Jones, 21, had claimed three separate attacks in April and June of physical violence, burglary and vandalism on himself, his family's home and the pizzeria he runs with his siblings.
Early news reports about the violence and homophobic slurs and threats sparked an international media firestorm and drew hundreds to tiny Delta, 135 miles south of Salt Lake City, to aid the Jones family.
The admission that Jones perpetrated the crimes does not end the police investigation, Dekker said, but changes its focus. Authorities are now considering whether Jones should face any criminal charges, Dekker said.
Burke hopes authorities won't do that, but said county and state officials from the sheriff and the county attorney to Lt. Gov. Spencer Cox had handled the situation with compassion and concern for the man's well-being.

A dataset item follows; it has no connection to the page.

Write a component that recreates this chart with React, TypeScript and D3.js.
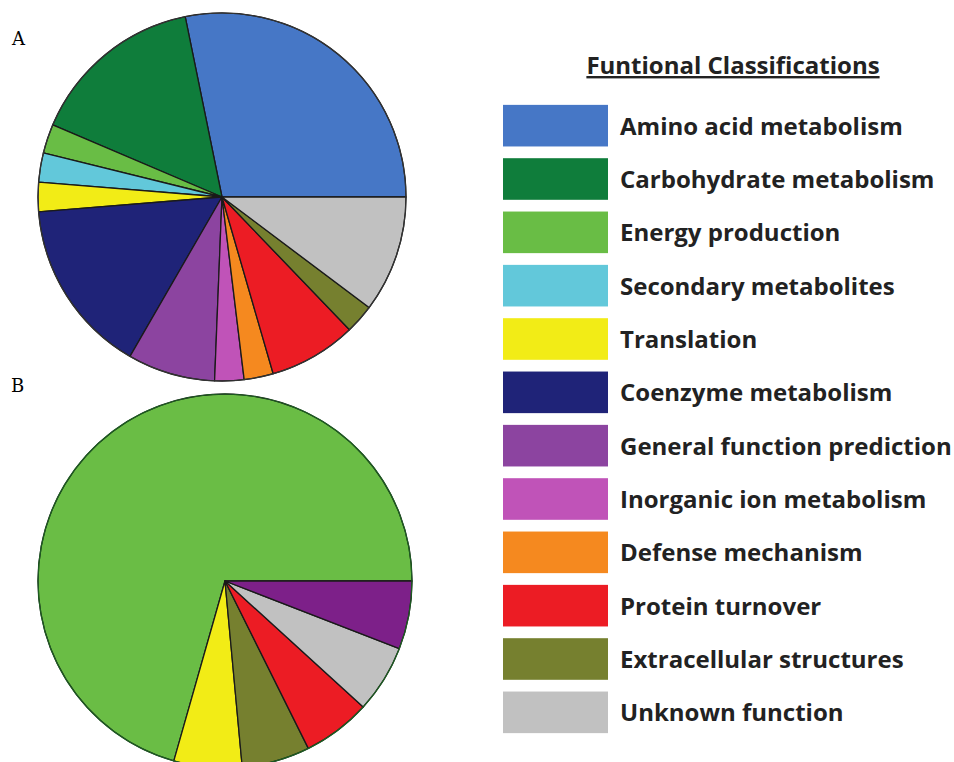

"It's a model for how this should be done when you have a young man who's crying for help," Burke said.
Also last week, Burke said, he and attorney Brett Tolman reached out to organizers of a GoFundMe.com site that had raised nearly $12,000 to pay for Jones' medical expenses and arranged to have all of the donations returned.
"Rick and his family are grateful for the expressions of support, but cannot accept this generosity. All donations are being returned to the donors," the post reads. "The family has no further comment at this time."
Jones first reported an attack to police on April 25, telling police that he was jumped after taking out the trash at Grand Central Station pizzeria. In that incident, Jones told police he was rendered unconscious and that the words "Die Fag" were carved into his arms with a sharp object.
Police were also called on April 30, after the same words were spray-painted on the side of the Jones family home and again on June 10 after a rock and a Molotov cocktail were thrown through a window, starting a small fire. The restaurant was also reportedly burglarized and vandalized with the spray-painted messages "You'll Die" and "Burn Fag."
Troy Williams, executive director of Equality Utah, expressed concern for Jones on Tuesday and said LGBT youth in rural communities face many challenges, including isolation and loneliness.
"The mental health of these youth depends on a loving network of family, neighbors and friends," he said. "Without these enduring ties, kids like Rick become increasingly vulnerable."
Williams, who himself had traveled to Delta to meet with Jones in early June, said his hope is that support for Jones and his family will continue.